### Aim of the task
In the lines below, output everything from the first line through the line containing "const height = 453;" exactly as it is. Pictures are not part of the output.

### Data provided
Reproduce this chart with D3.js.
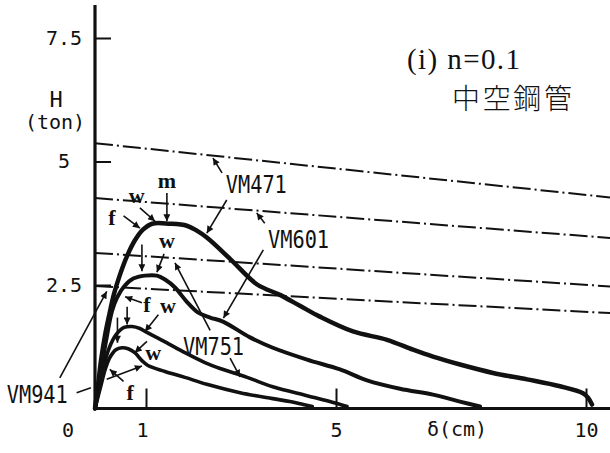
<!DOCTYPE html>
<html>
<head>
<meta charset="utf-8">
<script src="https://cdn.jsdelivr.net/npm/d3@7"></script>
<style>
  html, body { margin: 0; padding: 0; background: #fff; }
  svg { display: block; }
  .mono { font-family: "DejaVu Sans Mono", monospace; fill: #111; }
  .serif { font-family: "Liberation Serif", "Times New Roman", serif; fill: #111; }
</style>
</head>
<body>
<div id="chart"></div>
<script>
const width = 610;
const height = 453;

const xTicks = [1, 5, 10];
const yTicks = [2.5, 5, 7.5];
const yTickLabels = ["2.5", "5", "7.5"];

const specimens = ["VM471", "VM601", "VM751", "VM941"];

// measured H-delta curves, delta in cm, H in ton
const deltaVM471 = [0, 0.06, 0.12, 0.2, 0.28, 0.37, 0.49, 0.63, 0.78, 0.94, 1.13, 1.5, 1.86, 2.07, 2.28, 2.77, 3.34, 3.82, 4.24, 4.66, 5.34, 6.02, 6.54, 6.94, 7.48, 8.14, 8.82, 9.48, 9.94, 10.04, 10.12];
const hVM471 = [0, 0.48, 0.99, 1.5, 1.9, 2.31, 2.71, 3.09, 3.4, 3.62, 3.74, 3.74, 3.7, 3.6, 3.46, 3.03, 2.51, 2.3, 2.08, 1.86, 1.56, 1.39, 1.19, 1.05, 0.89, 0.72, 0.59, 0.45, 0.31, 0.22, 0.08];

const deltaVM601 = [0, 0.08, 0.16, 0.24, 0.33, 0.43, 0.57, 0.75, 0.98, 1.23, 1.4, 1.61, 1.86, 2.1, 2.35, 2.62, 3.19, 3.67, 4.39, 5.08, 5.62, 6.28, 6.94, 7.48, 7.88];
const hVM601 = [0, 0.48, 1.03, 1.5, 1.96, 2.24, 2.47, 2.63, 2.69, 2.69, 2.61, 2.45, 2.16, 1.94, 1.84, 1.76, 1.44, 1.23, 0.99, 0.79, 0.57, 0.4, 0.28, 0.14, 0.04];

const deltaVM751 = [0, 0.1, 0.18, 0.28, 0.41, 0.57, 0.73, 0.88, 1.02, 1.4, 1.82, 2.24, 2.56, 3.13, 3.67, 4.39, 4.87, 5.22];
const hVM751 = [0, 0.48, 0.89, 1.23, 1.49, 1.64, 1.66, 1.62, 1.54, 1.35, 1.13, 0.93, 0.81, 0.63, 0.44, 0.26, 0.14, 0.04];

const deltaVM941 = [0, 0.12, 0.2, 0.29, 0.41, 0.53, 0.65, 0.78, 0.92, 1.04, 1.4, 1.82, 2.28, 2.98, 3.67, 4.03, 4.31, 4.5];
const hVM941 = [0, 0.48, 0.79, 1.03, 1.19, 1.23, 1.21, 1.13, 0.97, 0.87, 0.75, 0.63, 0.49, 0.32, 0.2, 0.14, 0.08, 0.04];

// dash-dot lines (one per specimen): H at delta = 0 and at the right end
const lineDeltaEnd = 10.5;
const lineH0 = [5.37, 4.26, 3.15, 2.48];
const lineH1 = [4.27, 3.45, 2.47, 1.93];

const curves = [
  {name: "VM471", d: deltaVM471, h: hVM471, w: 4.5},
  {name: "VM601", d: deltaVM601, h: hVM601, w: 4},
  {name: "VM751", d: deltaVM751, h: hVM751, w: 3.6},
  {name: "VM941", d: deltaVM941, h: hVM941, w: 3.6}
];

// annotation arrows [d1, h1, d2, h2], head at the second point
const arrows = [
  [0.56, 3.9, 0.88, 3.65], [0.88, 4.06, 1.19, 3.79], [1.44, 4.36, 1.44, 3.79],
  [0.92, 3.32, 0.92, 2.78], [1.38, 3.13, 1.23, 2.76], [0.92, 2.14, 0.59, 2.26],
  [0.63, 2.06, 0.63, 1.7], [1.26, 1.9, 0.98, 1.56],
  [0.44, 1.84, 0.44, 1.33], [1.02, 1.36, 0.78, 1.13], [0.56, 0.55, 0.29, 0.79],
  [0.23, 0.59, 0.92, 0.86], [-0.69, 0.62, 0.23, 2.37],
  [2.6, 4.77, 2.41, 5.07], [2.7, 4.22, 2.28, 3.55],
  [3.5, 3.75, 3.33, 3.96], [3.47, 3.21, 2.63, 1.83],
  [2.35, 1.58, 1.61, 2.95], [2.77, 1.02, 2.98, 0.64]
];
const plainLines = [[-0.36, 0.32, -0.08, 0.42]];

// f / w / m marks (x centre, baseline)
const letters = [
  ["m", 1.44, 4.47], ["w", 0.82, 4.16], ["f", 0.33, 3.72],
  ["w", 1.44, 3.25], ["f", 1.02, 1.96], ["w", 1.46, 1.94],
  ["w", 1.15, 0.99], ["f", 0.69, 0.18]
];
// specimen labels (left x, baseline)
const nameX = [2.68, 3.57, 1.78, -1.73];
const nameH = [4.37, 3.25, 1.09, 0.12];

const x = d3.scaleLinear().domain([0, 1, 5, 10]).range([95, 146, 336, 586]);
const y = d3.scaleLinear().domain([0, 7.5]).range([408.5, 38]);

const svg = d3.select("#chart")
  .append("svg")
  .attr("width", width)
  .attr("height", height);

svg.append("defs").append("marker")
  .attr("id", "arrow")
  .attr("viewBox", "0 0 10 10")
  .attr("refX", 10)
  .attr("refY", 5)
  .attr("markerWidth", 9)
  .attr("markerHeight", 7)
  .attr("markerUnits", "userSpaceOnUse")
  .attr("orient", "auto")
  .append("path")
  .attr("d", "M0,0 L10,5 L0,10 Z")
  .attr("fill", "#111");

// dash-dot lines
svg.selectAll("line.ref")
  .data(lineH0)
  .enter()
  .append("line")
  .attr("class", "ref")
  .attr("x1", x(0))
  .attr("y1", d => y(d))
  .attr("x2", x(lineDeltaEnd))
  .attr("y2", (d, i) => y(lineH1[i]))
  .attr("stroke", "#111")
  .attr("stroke-width", 2)
  .attr("stroke-dasharray", "18,4,2,4");

// axes
const yAxis = d3.axisLeft(y).tickValues(yTicks).tickSize(-16).tickFormat((d, i) => yTickLabels[i]);
const gy = svg.append("g").attr("transform", `translate(${x(0)},0)`).call(yAxis);
gy.select(".domain").remove();
gy.selectAll(".tick line").attr("stroke", "#111").attr("stroke-width", 2);
gy.selectAll(".tick text")
  .attr("class", "mono")
  .attr("x", -31)
  .attr("text-anchor", "middle")
  .style("font-size", "20px");

const xAxis = d3.axisBottom(x).tickValues(xTicks).tickSize(-20).tickPadding(14);
const gx = svg.append("g").attr("transform", `translate(0,${y(0)})`).call(xAxis);
gx.select(".domain").remove();
gx.selectAll(".tick line").attr("stroke", "#111").attr("stroke-width", 2);
gx.selectAll(".tick text")
  .attr("class", "mono")
  .attr("dx", d => d === 1 ? -4 : 0)
  .style("font-size", "20px");

svg.append("line")
  .attr("x1", x(0)).attr("x2", x(0))
  .attr("y1", y(8.17)).attr("y2", y(0) + 1)
  .attr("stroke", "#111").attr("stroke-width", 3.2);
svg.append("line")
  .attr("x1", x(0)).attr("x2", width)
  .attr("y1", y(0)).attr("y2", y(0))
  .attr("stroke", "#111").attr("stroke-width", 2.8);

// curves
const line = d3.line()
  .x(p => x(p[0]))
  .y(p => y(p[1]))
  .curve(d3.curveCatmullRom.alpha(0.5));

svg.selectAll("path.curve")
  .data(curves)
  .enter()
  .append("path")
  .attr("class", "curve")
  .attr("d", c => line(c.d.map((v, i) => [v, c.h[i]])))
  .attr("fill", "none")
  .attr("stroke", "#111")
  .attr("stroke-width", c => c.w)
  .attr("stroke-linecap", "round")
  .attr("stroke-linejoin", "round");

// annotation arrows
svg.selectAll("line.arrow")
  .data(arrows)
  .enter()
  .append("line")
  .attr("class", "arrow")
  .attr("x1", a => x(a[0]))
  .attr("y1", a => y(a[1]))
  .attr("x2", a => x(a[2]))
  .attr("y2", a => y(a[3]))
  .attr("stroke", "#111")
  .attr("stroke-width", 1.6)
  .attr("marker-end", "url(#arrow)");

svg.selectAll("line.plain")
  .data(plainLines)
  .enter()
  .append("line")
  .attr("x1", a => x(a[0]))
  .attr("y1", a => y(a[1]))
  .attr("x2", a => x(a[2]))
  .attr("y2", a => y(a[3]))
  .attr("stroke", "#111")
  .attr("stroke-width", 1.6);

svg.selectAll("text.letter")
  .data(letters)
  .enter()
  .append("text")
  .attr("class", "serif")
  .attr("x", d => x(d[1]))
  .attr("y", d => y(d[2]))
  .attr("text-anchor", "middle")
  .style("font-size", "22px")
  .style("font-weight", "bold")
  .text(d => d[0]);

svg.selectAll("text.name")
  .data(specimens)
  .enter()
  .append("text")
  .attr("class", "mono")
  .attr("x", (d, i) => x(nameX[i]))
  .attr("y", (d, i) => y(nameH[i]))
  .attr("textLength", 61)
  .attr("lengthAdjust", "spacingAndGlyphs")
  .style("font-size", "24px")
  .text(d => d);

// axis titles and origin
svg.append("text").attr("class", "mono")
  .attr("x", 68).attr("y", y(0) + 28.5)
  .attr("text-anchor", "middle").style("font-size", "20px").text("0");
svg.append("text").attr("class", "mono")
  .attr("x", 56).attr("y", 107)
  .attr("text-anchor", "middle").style("font-size", "22px").text("H");
svg.append("text").attr("class", "mono")
  .attr("x", 55).attr("y", 129)
  .attr("text-anchor", "middle").style("font-size", "20px").text("(ton)");
svg.append("text").attr("class", "mono")
  .attr("x", 457).attr("y", 436)
  .attr("text-anchor", "middle").style("font-size", "20px").text("δ(cm)");

// title
svg.append("text").attr("class", "serif")
  .attr("x", 407).attr("y", 69)
  .attr("textLength", 113).attr("lengthAdjust", "spacing")
  .style("font-size", "29px").text("(i) n=0.1");
svg.append("text")
  .attr("x", 452).attr("y", 109)
  .attr("textLength", 120).attr("lengthAdjust", "spacing")
  .style("font-family", "'Noto Sans CJK JP', sans-serif")
  .style("font-size", "28px")
  .style("font-weight", 300)
  .style("fill", "#111")
  .text("中空鋼管");
</script>
</body>
</html>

### The answer
Reproduce this chart with D3.js.
<!DOCTYPE html>
<html>
<head>
<meta charset="utf-8">
<script src="https://cdn.jsdelivr.net/npm/d3@7"></script>
<style>
  html, body { margin: 0; padding: 0; background: #fff; }
  svg { display: block; }
  .mono { font-family: "DejaVu Sans Mono", monospace; fill: #111; }
  .serif { font-family: "Liberation Serif", "Times New Roman", serif; fill: #111; }
</style>
</head>
<body>
<div id="chart"></div>
<script>
const width = 610;
const height = 453;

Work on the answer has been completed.